Realize this. Get over it. Then move on.
2. Everyone expects something from you.
Employees expect a paycheck. They don’t care that revenues are in the toilet. They have rent to pay, food to put on the table, and if you’re not delivering there are plenty of companies in town who will.
Partners expect a boost in revenues. They only partnered with you in the first place because they expected your service/product to get them more sales and/or customers than what they had before. They’re not in business to be your friend or mentor or helping-hand. They’re in business to make money and if you’re not helping them do that, they will move on.
Advisors / Mentors / Consultants expect a return on their “investment”. Granted, that investment may just be an hour of their time every month or so – but they view their time as having value (which it does) and they expect a dividend for providing that time (which they should). If you’re lucky, that dividend could be a nice bottle of wine and a thank you card. If you’re “normal” that dividend is probably going to be something along the lines of an equity stake in your business. And if it’s something more than that, you’re probably being taken advantage of.

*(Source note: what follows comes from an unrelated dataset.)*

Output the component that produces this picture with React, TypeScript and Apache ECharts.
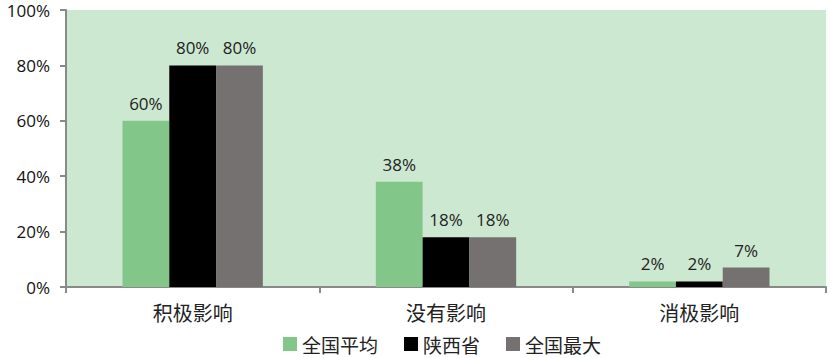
import React, { useEffect, useRef } from "react";
import * as echarts from "echarts";

const categories = ["积极影响", "没有影响", "消极影响"];
const seriesNames = ["全国平均", "陕西省", "全国最大"];
const nationalAvg = [60, 38, 2];
const shaanxi = [80, 18, 2];
const nationalMax = [80, 18, 7];
const colors = ["#82C68A", "#000000", "#767171"];

export default function App() {
  const ref = useRef<HTMLDivElement>(null);
  useEffect(() => {
    document.body.style.margin = "0";
    if (!ref.current) return;
    const chart = echarts.init(ref.current, undefined, { renderer: "svg" });
    const values = [nationalAvg, shaanxi, nationalMax];
    chart.setOption({
      animation: false,
      grid: {
        left: 66,
        right: 5,
        top: 10,
        bottom: 71,
        show: true,
        backgroundColor: "#CDE8D1",
        borderWidth: 0,
      },
      legend: {
        top: 334,
        left: 283,
        padding: 0,
        itemWidth: 14,
        itemHeight: 14,
        itemGap: 26,
        icon: "rect",
        textStyle: {
          fontSize: 19,
          lineHeight: 20,
          color: "#222",
          fontFamily: "Noto Sans CJK SC",
        },
        data: seriesNames,
      },
      xAxis: {
        type: "category",
        data: categories,
        axisLine: { lineStyle: { color: "#898989", width: 2 } },
        axisTick: { show: true, length: 6, lineStyle: { color: "#898989", width: 2 } },
        axisLabel: { fontSize: 20, color: "#222", margin: 15, fontFamily: "Noto Sans CJK SC" },
      },
      yAxis: {
        type: "value",
        min: 0,
        max: 100,
        interval: 20,
        axisLine: { show: true, lineStyle: { color: "#898989", width: 2 } },
        axisTick: { show: true, length: 6, lineStyle: { color: "#898989", width: 2 } },
        splitLine: { show: false },
        axisLabel: {
          formatter: "{value}%",
          fontSize: 17,
          color: "#111",
          margin: 16,
          fontFamily: "Open Sans",
        },
      },
      series: values.map((v, i) => ({
        name: seriesNames[i],
        type: "bar",
        data: v,
        barGap: "0%",
        barCategoryGap: "44.6%",
        itemStyle: { color: colors[i] },
        label: {
          show: true,
          position: "top",
          formatter: "{c}%",
          fontSize: 17,
          color: "#222",
          distance: 9,
          fontFamily: "Open Sans",
        },
      })),
    });
    return () => chart.dispose();
  }, []);
  return <div ref={ref} style={{ width: 831, height: 358 }} />;
}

Understand this. Accept that everyone will put a higher value on their contribution to your vision than you will. Don’t fight this. Discuss it openly and honestly. Haggle for the lowest price you can get. But at the end of the day, understand that you will always pay more (in many ways) than what you had hoped or planned to pay.
3. Never implement a feature for a “potential” customer
I kick myself for having to even write this one down. But I speak from experience. Unless a potential customer is showing up with cash in hand and saying “build this for me and all I have here is yours” you should politely pass. Or better yet, convince them that all they desire is theirs once they become a customer. And then delay as long as is humanly possible.
The second part of this is “the customer is not always right.” Most of the time they are, but not always. The customer cares about themselves first and your business vision a distant seventy-eighth or so. They only use your product or service because it makes their life better in some way. Never lose sight of this. If you’re not making their life sexier/better/richer/more fulfilling they will move on to someone who can satisfy those need.
All of the feature requests a customer gives you are going to be about them and their needs. They don’t care if adding this feature will cause 99% of your other customers to be targeted by incoming ICBMs as a result (and why should they?). They want their feature — and they want it now.
It’s a balancing act, sure. But at the end of the day you have to ask yourself if satisfying an individual customer’s request is going to make your service/product better for all customers. If it is, great. Go for it. But if it’s not … well, this is where the art of business comes into play.
That said, be prepared to do backflips on-demand for those customers who are your bread and butter. If they say jump you should be asking “Is this high enough?” before they’ve finished speaking.
4. Keep your eye on the prize
It’s very easy to get distracted. We do a lot of consulting work and other “necessary” duties in order to keep the lights on, the paychecks coming, and the servers (as virtual as they are) up and running.
Be prepared for this.
But don’t let it distract you from your ultimate goal. And if it does starts distracting you, find a way (and quickly) to get back on track. Maybe that means you rethink your marketing strategy (or restructure your initial product, like we did). Maybe for you it means forgoing the hip downtown office in exchange for a founder’s dark basement. Or maybe it means letting an employee or two go. Or maybe it simply means staying cognizant of the distractions as they appear and bluntly saying “NO”.
5. You will be forced to choose between work and family – and there’s only one right answer.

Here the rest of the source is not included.